Libération de Samir Belarbi : on achève bien le Hirak
Par Youcef Benzatat – On ne peut que se réjouir de la libération de Samir Belarbi, un hirakiste de premier plan, avec autant d’aura, de recouvrer sa liberté et d’être réhabilité de toutes les charges qui pesaient sur lui. Néanmoins, cette libération inattendue et de surcroît médiatisée par des chaînes de télévision au service de la contre-révolution, qui ont diffusé en boucle des interviews problématiques de Samir Belarbi depuis sa libération, au même moment où la répression et les arrestations de hirakistes se poursuivent avec férocité, ne peut qu’éveiller des soupçons et alimenter notre scepticisme et notre incrédulité en la bonne volonté et la bonne foi du pouvoir.
Dans ses déclarations, Samir Belarbi se focalise sur la levée des principales charges qui pesaient sur lui, celles d’avoir été accusé de hirakiste subversif qui menacerait l’unité et l’intérêt national. Mais là n’est pas le plus important ; il insiste surtout dans ses déclarations, volontairement ou inconsciemment, sur le fait que le tribunal qui l’a relaxé l’aurait fait souverainement et par conséquent, la justice, au moins dans cette affaire, aurait recouvré son indépendance du pouvoir exécutif ou du pouvoir tout court. A n’en douter, Samir Belarbi croit où veut nous faire croire que c’est le juge chargé de son dossier qui l’a libéré souverainement et indépendamment de toute injonction de quelque cercle occulte du pouvoir. L’indépendance de la justice se retrouve ainsi au centre de ses déclarations et il n’hésite pas à vouloir faire croire que c’est là une amorce de victoire de la principale revendication du Hirak, celle de l’Etat de droit. En ce sens, il va jusqu’à rappeler l’épisode de la mutinerie des magistrats au mois de mars en les haranguant à l’occasion de revenir sur le terrain de la lutte pour un Etat de droit.
Toute cette affaire résonne comme une mauvaise mise en scène destinée à un public peu regardant sur les artifices de la manipulation des masses et de la propagande à des fins populistes. Alors que dans un premier temps, avant d’avoir été relaxé, le procureur aurait requis 3 ans de prison ferme et 50 000 DA d’amende. De quoi alimenter la polémique sur une confusion due à une rivalité au sommet du pouvoir et que celle qui aurait eu le dernier mot serait celle qui œuvre pour un véritable Etat de droit. L’objectif serait de convaincre la grande masse des hirakistes de la bonne foi du régime et sa volonté de vouloir rétablir l’Etat de droit, aux fins d’inciter le plus grand nombre à cesser de participer aux manifestations hebdomadaires du Hirak ou du moins les détourner de la contestation de la légitimité du pouvoir.

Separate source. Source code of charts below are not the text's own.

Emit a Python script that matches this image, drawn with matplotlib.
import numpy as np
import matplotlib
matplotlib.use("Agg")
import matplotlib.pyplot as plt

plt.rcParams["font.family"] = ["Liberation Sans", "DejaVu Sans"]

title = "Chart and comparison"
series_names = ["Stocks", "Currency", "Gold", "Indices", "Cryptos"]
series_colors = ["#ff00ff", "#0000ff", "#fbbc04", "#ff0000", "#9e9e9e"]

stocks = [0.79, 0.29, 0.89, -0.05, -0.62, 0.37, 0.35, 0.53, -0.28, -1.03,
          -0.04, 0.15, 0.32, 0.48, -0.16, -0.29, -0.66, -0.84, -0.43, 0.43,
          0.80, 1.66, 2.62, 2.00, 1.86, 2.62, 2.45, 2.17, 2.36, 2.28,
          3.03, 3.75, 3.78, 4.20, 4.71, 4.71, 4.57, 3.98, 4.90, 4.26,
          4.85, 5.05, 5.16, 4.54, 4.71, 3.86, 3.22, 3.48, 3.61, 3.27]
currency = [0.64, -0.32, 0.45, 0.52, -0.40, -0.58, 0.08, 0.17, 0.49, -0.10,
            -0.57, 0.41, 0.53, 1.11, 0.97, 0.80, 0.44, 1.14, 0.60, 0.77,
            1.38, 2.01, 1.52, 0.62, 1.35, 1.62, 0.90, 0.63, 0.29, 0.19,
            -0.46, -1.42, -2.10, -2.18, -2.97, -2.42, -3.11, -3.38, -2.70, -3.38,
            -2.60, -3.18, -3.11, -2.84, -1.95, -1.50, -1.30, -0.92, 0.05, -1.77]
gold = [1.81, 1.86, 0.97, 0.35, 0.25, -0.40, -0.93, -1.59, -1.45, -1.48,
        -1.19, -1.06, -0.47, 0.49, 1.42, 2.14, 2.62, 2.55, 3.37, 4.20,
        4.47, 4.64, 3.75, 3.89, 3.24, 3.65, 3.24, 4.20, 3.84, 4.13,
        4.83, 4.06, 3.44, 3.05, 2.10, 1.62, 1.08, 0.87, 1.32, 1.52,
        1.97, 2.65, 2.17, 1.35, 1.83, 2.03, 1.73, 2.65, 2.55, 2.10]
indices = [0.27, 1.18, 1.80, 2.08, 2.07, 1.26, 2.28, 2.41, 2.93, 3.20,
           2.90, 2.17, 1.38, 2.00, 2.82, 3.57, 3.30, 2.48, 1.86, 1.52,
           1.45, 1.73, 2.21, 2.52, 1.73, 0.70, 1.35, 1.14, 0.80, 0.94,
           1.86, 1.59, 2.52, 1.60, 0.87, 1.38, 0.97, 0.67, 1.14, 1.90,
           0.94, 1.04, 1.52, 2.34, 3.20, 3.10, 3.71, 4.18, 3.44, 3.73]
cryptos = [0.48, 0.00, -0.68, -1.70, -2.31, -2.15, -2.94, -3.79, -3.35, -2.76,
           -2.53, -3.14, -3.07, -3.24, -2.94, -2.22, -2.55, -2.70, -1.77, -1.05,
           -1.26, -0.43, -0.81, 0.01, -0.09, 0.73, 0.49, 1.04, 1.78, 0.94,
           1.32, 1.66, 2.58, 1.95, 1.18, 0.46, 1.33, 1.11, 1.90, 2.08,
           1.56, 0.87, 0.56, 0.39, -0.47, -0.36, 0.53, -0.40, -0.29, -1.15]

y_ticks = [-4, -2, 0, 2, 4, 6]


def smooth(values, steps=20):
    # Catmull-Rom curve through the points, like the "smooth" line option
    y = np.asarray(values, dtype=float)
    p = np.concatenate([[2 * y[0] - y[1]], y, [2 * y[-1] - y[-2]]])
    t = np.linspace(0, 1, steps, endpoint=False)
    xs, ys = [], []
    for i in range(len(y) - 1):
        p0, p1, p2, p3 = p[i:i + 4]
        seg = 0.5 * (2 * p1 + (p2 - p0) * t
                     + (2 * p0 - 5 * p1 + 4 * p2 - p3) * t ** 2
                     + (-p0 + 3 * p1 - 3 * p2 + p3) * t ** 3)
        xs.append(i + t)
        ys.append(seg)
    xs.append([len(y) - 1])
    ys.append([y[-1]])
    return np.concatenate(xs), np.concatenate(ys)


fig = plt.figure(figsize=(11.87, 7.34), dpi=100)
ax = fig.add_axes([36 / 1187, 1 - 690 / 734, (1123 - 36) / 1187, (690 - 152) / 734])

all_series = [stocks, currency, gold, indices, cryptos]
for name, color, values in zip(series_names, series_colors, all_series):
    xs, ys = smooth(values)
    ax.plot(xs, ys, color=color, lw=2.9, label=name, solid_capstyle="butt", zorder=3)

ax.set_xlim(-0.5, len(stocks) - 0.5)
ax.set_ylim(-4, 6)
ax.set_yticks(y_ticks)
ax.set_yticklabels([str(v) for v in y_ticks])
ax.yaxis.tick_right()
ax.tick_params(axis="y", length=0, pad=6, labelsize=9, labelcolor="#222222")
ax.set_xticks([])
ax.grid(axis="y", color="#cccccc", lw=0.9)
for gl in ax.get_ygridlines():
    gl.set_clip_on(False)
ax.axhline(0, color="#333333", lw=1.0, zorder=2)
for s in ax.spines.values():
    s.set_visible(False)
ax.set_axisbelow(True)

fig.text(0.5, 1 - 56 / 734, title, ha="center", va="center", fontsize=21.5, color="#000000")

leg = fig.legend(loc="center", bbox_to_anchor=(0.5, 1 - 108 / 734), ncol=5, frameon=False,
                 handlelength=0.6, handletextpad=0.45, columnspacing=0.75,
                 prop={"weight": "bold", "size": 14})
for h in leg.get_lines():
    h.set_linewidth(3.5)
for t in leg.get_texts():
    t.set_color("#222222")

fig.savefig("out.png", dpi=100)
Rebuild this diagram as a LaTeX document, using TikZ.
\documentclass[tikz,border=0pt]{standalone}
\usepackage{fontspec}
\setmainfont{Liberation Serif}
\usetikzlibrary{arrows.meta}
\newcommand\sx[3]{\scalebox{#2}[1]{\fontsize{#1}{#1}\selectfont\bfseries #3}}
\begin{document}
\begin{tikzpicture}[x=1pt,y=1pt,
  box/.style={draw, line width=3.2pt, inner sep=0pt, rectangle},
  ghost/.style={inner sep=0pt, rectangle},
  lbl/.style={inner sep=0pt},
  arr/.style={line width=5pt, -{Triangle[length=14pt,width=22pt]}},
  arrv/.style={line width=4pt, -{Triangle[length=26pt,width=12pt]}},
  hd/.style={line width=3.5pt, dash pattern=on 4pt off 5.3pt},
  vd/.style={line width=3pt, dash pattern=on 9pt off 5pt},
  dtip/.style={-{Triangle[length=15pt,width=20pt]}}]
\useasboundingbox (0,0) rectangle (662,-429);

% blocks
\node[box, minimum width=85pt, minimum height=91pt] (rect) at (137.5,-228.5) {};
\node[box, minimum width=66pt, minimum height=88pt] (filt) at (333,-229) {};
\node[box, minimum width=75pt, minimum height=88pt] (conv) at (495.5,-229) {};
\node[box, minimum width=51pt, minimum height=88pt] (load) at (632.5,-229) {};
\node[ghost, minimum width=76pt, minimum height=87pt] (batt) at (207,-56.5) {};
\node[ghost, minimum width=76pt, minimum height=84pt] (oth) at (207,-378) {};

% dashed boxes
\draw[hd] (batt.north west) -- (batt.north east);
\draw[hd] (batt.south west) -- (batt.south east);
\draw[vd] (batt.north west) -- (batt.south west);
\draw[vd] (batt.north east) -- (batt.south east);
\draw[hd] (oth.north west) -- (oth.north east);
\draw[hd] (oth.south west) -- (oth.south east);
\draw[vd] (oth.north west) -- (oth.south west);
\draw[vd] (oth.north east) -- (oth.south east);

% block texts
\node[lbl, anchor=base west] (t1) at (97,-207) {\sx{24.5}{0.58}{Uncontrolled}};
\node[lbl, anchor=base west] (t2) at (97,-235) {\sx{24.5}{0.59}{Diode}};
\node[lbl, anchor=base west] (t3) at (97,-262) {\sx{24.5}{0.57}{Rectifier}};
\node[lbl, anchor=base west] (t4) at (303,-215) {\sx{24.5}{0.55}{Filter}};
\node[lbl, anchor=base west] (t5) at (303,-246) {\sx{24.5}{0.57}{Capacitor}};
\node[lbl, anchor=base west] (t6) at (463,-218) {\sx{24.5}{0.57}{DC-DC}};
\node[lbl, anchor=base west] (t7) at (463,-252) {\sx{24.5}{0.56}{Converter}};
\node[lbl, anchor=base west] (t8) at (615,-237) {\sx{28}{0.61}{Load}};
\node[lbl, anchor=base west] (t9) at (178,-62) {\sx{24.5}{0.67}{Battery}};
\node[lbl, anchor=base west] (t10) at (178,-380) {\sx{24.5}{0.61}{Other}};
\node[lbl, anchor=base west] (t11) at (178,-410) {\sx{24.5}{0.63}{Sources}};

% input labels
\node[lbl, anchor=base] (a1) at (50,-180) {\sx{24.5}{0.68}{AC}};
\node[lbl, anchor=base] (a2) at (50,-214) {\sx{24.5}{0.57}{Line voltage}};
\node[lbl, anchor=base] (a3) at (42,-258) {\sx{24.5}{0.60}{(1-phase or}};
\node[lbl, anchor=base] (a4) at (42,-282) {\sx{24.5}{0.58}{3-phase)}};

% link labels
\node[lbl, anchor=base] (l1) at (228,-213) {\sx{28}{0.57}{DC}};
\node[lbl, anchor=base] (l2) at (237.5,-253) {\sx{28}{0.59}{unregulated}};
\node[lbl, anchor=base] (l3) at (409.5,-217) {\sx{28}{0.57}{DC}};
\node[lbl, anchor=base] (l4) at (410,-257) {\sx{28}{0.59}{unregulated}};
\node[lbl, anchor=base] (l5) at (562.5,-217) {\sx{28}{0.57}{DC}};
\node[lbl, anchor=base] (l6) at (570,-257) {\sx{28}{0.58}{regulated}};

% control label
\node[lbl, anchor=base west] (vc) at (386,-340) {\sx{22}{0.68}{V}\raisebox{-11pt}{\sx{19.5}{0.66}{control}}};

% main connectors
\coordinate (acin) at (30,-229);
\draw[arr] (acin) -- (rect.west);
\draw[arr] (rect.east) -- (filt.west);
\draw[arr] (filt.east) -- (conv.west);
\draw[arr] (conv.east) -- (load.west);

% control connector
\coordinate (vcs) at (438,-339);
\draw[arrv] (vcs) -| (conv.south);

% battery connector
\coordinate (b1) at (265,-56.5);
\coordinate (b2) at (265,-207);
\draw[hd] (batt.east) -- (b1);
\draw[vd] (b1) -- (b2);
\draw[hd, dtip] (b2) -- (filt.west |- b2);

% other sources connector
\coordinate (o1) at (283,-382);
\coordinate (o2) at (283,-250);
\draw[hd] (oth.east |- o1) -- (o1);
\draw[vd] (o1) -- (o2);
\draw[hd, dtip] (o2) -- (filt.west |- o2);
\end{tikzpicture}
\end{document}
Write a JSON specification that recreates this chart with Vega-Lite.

La libération de Samir Belarbi apparaît comme une initiative à moindres frais pour le pouvoir, car ce dernier serait moins «nocif» que Karim Tabbou ou Fodil Boumala. A remarquer que Samir Belarbi n’a à aucun moment dans ses interviews évoqué la dictature, ni fait allusion à cette exigence principale du Hirak qu’est l’Etat civil de manière insistante, ni même à la légitimité de l’institution judiciaire dans son fondement dont il fait l’éloge.
L’arrestation arbitraire et la séquestration des figures emblématiques du Hirak, en plus de les avoir éloignées du terrain de la lutte et d’avoir neutralisé leur influence directe sur les manifestants, il était attendu qu’ils pouvaient servir de monnaie d’échange au moment opportun. Ce moment est venu, celui de légitimer la façade civile d’un pouvoir en mal de dissimulation et venir à bout du Hirak en l’affaiblissant dans la durée. Karim Tabbou et Fodil Boumala sont prévenus.
Y. B.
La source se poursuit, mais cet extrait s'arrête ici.